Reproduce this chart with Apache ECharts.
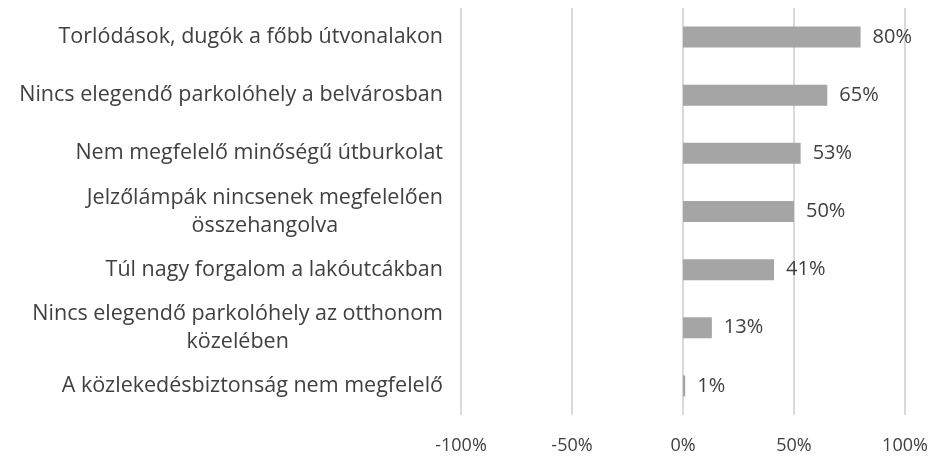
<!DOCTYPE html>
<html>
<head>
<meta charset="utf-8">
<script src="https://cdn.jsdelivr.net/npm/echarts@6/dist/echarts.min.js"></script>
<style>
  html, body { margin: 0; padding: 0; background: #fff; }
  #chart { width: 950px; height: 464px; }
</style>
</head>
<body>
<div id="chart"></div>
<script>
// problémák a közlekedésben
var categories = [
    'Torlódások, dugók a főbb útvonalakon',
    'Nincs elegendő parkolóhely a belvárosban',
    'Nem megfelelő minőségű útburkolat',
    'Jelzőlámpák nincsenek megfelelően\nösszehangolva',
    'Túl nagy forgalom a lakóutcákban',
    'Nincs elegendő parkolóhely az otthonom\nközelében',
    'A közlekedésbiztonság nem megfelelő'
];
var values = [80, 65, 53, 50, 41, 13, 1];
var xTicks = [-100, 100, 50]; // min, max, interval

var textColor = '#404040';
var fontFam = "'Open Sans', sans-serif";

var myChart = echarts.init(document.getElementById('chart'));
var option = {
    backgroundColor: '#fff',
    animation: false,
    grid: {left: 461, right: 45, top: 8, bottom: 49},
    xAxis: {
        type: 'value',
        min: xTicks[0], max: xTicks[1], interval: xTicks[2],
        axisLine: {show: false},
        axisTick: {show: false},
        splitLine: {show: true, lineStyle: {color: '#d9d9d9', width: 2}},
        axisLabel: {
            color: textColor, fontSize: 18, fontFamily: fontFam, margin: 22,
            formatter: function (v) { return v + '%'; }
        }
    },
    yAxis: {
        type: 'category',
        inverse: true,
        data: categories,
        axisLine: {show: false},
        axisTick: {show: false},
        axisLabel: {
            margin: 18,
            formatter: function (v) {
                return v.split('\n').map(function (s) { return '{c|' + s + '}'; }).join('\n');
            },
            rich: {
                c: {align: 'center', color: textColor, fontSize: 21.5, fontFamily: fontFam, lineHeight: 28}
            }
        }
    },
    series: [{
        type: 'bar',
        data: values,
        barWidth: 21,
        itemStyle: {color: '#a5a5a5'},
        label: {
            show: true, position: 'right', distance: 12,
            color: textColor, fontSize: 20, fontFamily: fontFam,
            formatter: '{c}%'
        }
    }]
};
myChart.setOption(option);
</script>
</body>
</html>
# # # # # # #
WHAT YOU NEED TO DO>
Using the material above, return every line exactly as it appears, minus the pictures.

COMPLETED EXERCISE>
Reproduce this chart with Apache ECharts.
<!DOCTYPE html>
<html>
<head>
<meta charset="utf-8">
<script src="https://cdn.jsdelivr.net/npm/echarts@6/dist/echarts.min.js"></script>
<style>
  html, body { margin: 0; padding: 0; background: #fff; }
  #chart { width: 950px; height: 464px; }
</style>
</head>
<body>
<div id="chart"></div>
<script>
// problémák a közlekedésben
var categories = [
    'Torlódások, dugók a főbb útvonalakon',
    'Nincs elegendő parkolóhely a belvárosban',
    'Nem megfelelő minőségű útburkolat',
    'Jelzőlámpák nincsenek megfelelően\nösszehangolva',
    'Túl nagy forgalom a lakóutcákban',
    'Nincs elegendő parkolóhely az otthonom\nközelében',
    'A közlekedésbiztonság nem megfelelő'
];
var values = [80, 65, 53, 50, 41, 13, 1];
var xTicks = [-100, 100, 50]; // min, max, interval

var textColor = '#404040';
var fontFam = "'Open Sans', sans-serif";

var myChart = echarts.init(document.getElementById('chart'));
var option = {
    backgroundColor: '#fff',
    animation: false,
    grid: {left: 461, right: 45, top: 8, bottom: 49},
    xAxis: {
        type: 'value',
        min: xTicks[0], max: xTicks[1], interval: xTicks[2],
        axisLine: {show: false},
        axisTick: {show: false},
        splitLine: {show: true, lineStyle: {color: '#d9d9d9', width: 2}},
        axisLabel: {
            color: textColor, fontSize: 18, fontFamily: fontFam, margin: 22,
            formatter: function (v) { return v + '%'; }
        }
    },
    yAxis: {
        type: 'category',
        inverse: true,
        data: categories,
        axisLine: {show: false},
        axisTick: {show: false},
        axisLabel: {
            margin: 18,
            formatter: function (v) {
                return v.split('\n').map(function (s) { return '{c|' + s + '}'; }).join('\n');
            },
            rich: {
                c: {align: 'center', color: textColor, fontSize: 21.5, fontFamily: fontFam, lineHeight: 28}
            }
        }
    },
    series: [{
        type: 'bar',
        data: values,
        barWidth: 21,
        itemStyle: {color: '#a5a5a5'},
        label: {
            show: true, position: 'right', distance: 12,
            color: textColor, fontSize: 20, fontFamily: fontFam,
            formatter: '{c}%'
        }
    }]
};
myChart.setOption(option);
</script>
</body>
</html>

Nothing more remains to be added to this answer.